------ Supplied information ------
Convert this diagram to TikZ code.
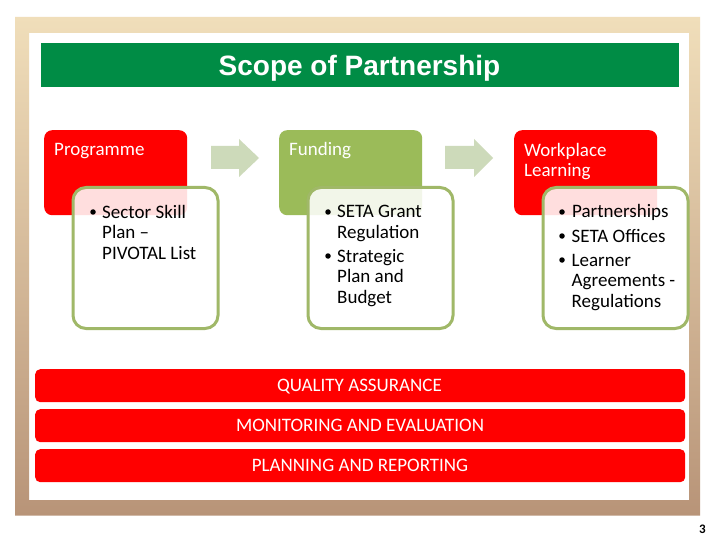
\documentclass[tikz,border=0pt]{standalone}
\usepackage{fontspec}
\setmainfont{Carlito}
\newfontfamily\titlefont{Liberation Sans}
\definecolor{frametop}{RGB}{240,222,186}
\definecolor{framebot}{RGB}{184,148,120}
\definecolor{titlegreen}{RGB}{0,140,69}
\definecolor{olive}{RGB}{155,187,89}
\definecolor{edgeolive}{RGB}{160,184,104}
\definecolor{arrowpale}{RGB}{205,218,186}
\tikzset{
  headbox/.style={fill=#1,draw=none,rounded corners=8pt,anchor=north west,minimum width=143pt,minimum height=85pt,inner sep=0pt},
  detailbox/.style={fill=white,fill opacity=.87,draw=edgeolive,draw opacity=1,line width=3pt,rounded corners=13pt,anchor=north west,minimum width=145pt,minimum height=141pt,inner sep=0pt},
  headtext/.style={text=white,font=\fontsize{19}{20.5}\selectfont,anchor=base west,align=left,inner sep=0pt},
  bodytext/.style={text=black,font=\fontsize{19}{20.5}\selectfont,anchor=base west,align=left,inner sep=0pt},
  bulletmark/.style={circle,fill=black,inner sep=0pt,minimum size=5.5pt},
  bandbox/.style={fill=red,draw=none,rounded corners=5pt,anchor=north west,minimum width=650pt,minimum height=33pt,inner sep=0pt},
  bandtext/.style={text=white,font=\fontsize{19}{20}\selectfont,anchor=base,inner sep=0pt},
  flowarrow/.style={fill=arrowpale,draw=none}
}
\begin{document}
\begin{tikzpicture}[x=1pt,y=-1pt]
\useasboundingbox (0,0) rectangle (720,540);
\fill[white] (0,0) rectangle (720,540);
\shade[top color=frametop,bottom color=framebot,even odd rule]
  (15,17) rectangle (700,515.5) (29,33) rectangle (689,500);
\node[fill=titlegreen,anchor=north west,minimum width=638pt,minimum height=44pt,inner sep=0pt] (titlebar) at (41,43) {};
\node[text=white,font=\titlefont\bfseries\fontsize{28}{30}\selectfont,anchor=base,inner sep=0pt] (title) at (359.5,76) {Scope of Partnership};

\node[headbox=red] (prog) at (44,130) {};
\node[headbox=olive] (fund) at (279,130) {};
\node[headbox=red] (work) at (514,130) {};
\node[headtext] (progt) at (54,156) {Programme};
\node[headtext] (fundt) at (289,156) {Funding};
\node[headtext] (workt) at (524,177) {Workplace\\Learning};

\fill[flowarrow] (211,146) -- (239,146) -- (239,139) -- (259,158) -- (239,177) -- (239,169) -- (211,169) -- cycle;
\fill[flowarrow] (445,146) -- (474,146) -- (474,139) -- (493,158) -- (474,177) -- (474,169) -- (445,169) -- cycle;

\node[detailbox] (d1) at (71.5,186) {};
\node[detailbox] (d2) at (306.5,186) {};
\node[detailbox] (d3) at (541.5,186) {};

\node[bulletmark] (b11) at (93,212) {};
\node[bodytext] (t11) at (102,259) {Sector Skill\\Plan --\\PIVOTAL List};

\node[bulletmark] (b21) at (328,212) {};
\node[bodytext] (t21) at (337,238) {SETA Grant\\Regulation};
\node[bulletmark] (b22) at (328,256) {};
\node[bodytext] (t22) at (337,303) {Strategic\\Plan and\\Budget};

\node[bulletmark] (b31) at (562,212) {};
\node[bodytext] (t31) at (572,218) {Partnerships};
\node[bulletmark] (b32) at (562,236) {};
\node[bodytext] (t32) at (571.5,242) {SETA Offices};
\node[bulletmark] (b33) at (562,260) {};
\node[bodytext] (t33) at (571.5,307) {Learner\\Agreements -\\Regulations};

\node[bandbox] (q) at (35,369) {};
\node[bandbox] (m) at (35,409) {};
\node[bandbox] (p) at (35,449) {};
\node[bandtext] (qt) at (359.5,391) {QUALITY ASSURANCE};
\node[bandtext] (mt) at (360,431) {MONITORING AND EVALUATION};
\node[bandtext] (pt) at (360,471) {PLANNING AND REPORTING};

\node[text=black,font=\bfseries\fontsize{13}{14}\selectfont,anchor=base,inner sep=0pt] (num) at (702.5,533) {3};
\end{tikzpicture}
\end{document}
------
_Work to be completed_.
Skip every picture and return the lines above from the top through the one that contains "(workt) at (524,177)".

_Final result_.
Convert this diagram to TikZ code.
\documentclass[tikz,border=0pt]{standalone}
\usepackage{fontspec}
\setmainfont{Carlito}
\newfontfamily\titlefont{Liberation Sans}
\definecolor{frametop}{RGB}{240,222,186}
\definecolor{framebot}{RGB}{184,148,120}
\definecolor{titlegreen}{RGB}{0,140,69}
\definecolor{olive}{RGB}{155,187,89}
\definecolor{edgeolive}{RGB}{160,184,104}
\definecolor{arrowpale}{RGB}{205,218,186}
\tikzset{
  headbox/.style={fill=#1,draw=none,rounded corners=8pt,anchor=north west,minimum width=143pt,minimum height=85pt,inner sep=0pt},
  detailbox/.style={fill=white,fill opacity=.87,draw=edgeolive,draw opacity=1,line width=3pt,rounded corners=13pt,anchor=north west,minimum width=145pt,minimum height=141pt,inner sep=0pt},
  headtext/.style={text=white,font=\fontsize{19}{20.5}\selectfont,anchor=base west,align=left,inner sep=0pt},
  bodytext/.style={text=black,font=\fontsize{19}{20.5}\selectfont,anchor=base west,align=left,inner sep=0pt},
  bulletmark/.style={circle,fill=black,inner sep=0pt,minimum size=5.5pt},
  bandbox/.style={fill=red,draw=none,rounded corners=5pt,anchor=north west,minimum width=650pt,minimum height=33pt,inner sep=0pt},
  bandtext/.style={text=white,font=\fontsize{19}{20}\selectfont,anchor=base,inner sep=0pt},
  flowarrow/.style={fill=arrowpale,draw=none}
}
\begin{document}
\begin{tikzpicture}[x=1pt,y=-1pt]
\useasboundingbox (0,0) rectangle (720,540);
\fill[white] (0,0) rectangle (720,540);
\shade[top color=frametop,bottom color=framebot,even odd rule]
  (15,17) rectangle (700,515.5) (29,33) rectangle (689,500);
\node[fill=titlegreen,anchor=north west,minimum width=638pt,minimum height=44pt,inner sep=0pt] (titlebar) at (41,43) {};
\node[text=white,font=\titlefont\bfseries\fontsize{28}{30}\selectfont,anchor=base,inner sep=0pt] (title) at (359.5,76) {Scope of Partnership};

\node[headbox=red] (prog) at (44,130) {};
\node[headbox=olive] (fund) at (279,130) {};
\node[headbox=red] (work) at (514,130) {};
\node[headtext] (progt) at (54,156) {Programme};
\node[headtext] (fundt) at (289,156) {Funding};
\node[headtext] (workt) at (524,177) {Workplace\\Learning};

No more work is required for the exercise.